Soon his travels led him to Nashville, where he became a regular session man from the mid 1980s and was offered his first publishing deal. Working out of a popular L.A. studio in the early 1990s, his growing reputation led to an invitation from Bruce Springsteen to jam with him and his band, then to join him on tour. Sims was 26, but critics noted the maturity of his chops.
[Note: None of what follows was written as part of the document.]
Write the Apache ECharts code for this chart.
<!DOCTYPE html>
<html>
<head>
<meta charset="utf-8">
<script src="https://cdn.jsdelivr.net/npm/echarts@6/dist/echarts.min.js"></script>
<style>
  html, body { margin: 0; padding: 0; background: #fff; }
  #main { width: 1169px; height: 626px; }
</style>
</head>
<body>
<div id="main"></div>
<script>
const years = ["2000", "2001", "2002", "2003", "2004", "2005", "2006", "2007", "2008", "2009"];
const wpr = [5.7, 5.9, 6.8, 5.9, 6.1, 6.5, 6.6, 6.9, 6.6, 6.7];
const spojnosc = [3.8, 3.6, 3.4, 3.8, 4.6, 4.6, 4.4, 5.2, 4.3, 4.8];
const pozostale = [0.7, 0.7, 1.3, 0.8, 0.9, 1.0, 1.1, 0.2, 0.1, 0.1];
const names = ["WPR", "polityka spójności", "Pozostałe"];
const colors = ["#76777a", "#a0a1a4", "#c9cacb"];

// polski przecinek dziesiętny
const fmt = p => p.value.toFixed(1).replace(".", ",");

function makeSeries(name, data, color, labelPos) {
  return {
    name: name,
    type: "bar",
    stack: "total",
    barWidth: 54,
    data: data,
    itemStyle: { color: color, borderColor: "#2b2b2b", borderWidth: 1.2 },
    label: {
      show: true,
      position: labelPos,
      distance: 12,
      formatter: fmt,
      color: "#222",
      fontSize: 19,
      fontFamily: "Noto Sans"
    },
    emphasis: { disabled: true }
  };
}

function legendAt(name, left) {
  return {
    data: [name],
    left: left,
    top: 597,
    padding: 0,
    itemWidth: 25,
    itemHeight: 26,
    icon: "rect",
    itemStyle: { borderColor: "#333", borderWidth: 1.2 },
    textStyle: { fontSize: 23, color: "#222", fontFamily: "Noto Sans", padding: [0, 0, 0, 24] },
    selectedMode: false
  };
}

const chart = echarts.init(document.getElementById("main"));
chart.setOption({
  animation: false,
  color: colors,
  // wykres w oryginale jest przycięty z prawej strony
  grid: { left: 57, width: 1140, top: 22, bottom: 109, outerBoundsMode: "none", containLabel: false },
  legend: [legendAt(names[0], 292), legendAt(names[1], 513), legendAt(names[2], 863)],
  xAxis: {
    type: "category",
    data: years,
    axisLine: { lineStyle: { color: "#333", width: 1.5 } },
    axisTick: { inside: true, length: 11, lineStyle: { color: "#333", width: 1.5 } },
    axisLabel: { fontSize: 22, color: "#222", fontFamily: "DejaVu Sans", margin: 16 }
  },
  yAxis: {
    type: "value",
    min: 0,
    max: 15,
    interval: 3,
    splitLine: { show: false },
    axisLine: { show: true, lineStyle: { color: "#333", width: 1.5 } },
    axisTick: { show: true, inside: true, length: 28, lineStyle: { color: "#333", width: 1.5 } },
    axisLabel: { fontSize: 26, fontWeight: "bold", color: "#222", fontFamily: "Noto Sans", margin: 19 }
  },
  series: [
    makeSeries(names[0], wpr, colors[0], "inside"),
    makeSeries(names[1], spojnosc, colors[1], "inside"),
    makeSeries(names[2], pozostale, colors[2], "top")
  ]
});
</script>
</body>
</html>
 Sims returned to Nashville and continued the sessions for other artists. A turning point came when he co-wrote “Change the World”, based in part on a socially conscious song he had written at the age of 16. Eric Clapton’s rendition won Song of the Year, Record of the Year and Best Male Pop Vocal Performance at the 1997 Grammys. Since then, Sims has travelled the world to write, play and produce on a diverse array of projects. He released his own project “Peace and Love” (Universal) in 2000, featuring the talent of Stevie Wonder, his musical mentor. He co-produced and co-wrote songs on the Grammy winning 2010 “Power of One”, and “Love God, Love People” in 2011 for Israel Houghton and recently contributed to the “100 Miles from Memphis” record and world tour with Sheryl Crow. He continues to develop new projects for new artists such as Jonny Lang, Jason Mraz and Javier Colon (winner of “The Voice”) as well as A list musicians looking for a soulful twist. 

“I’m a fan of music,” states Sims. “So I will always be making music. Fender has been a lifelong companion. The Precision models of the mid 60s and 70s are important part of my studio set up and help make my music what it is” 

The quality shows and the beat goes on.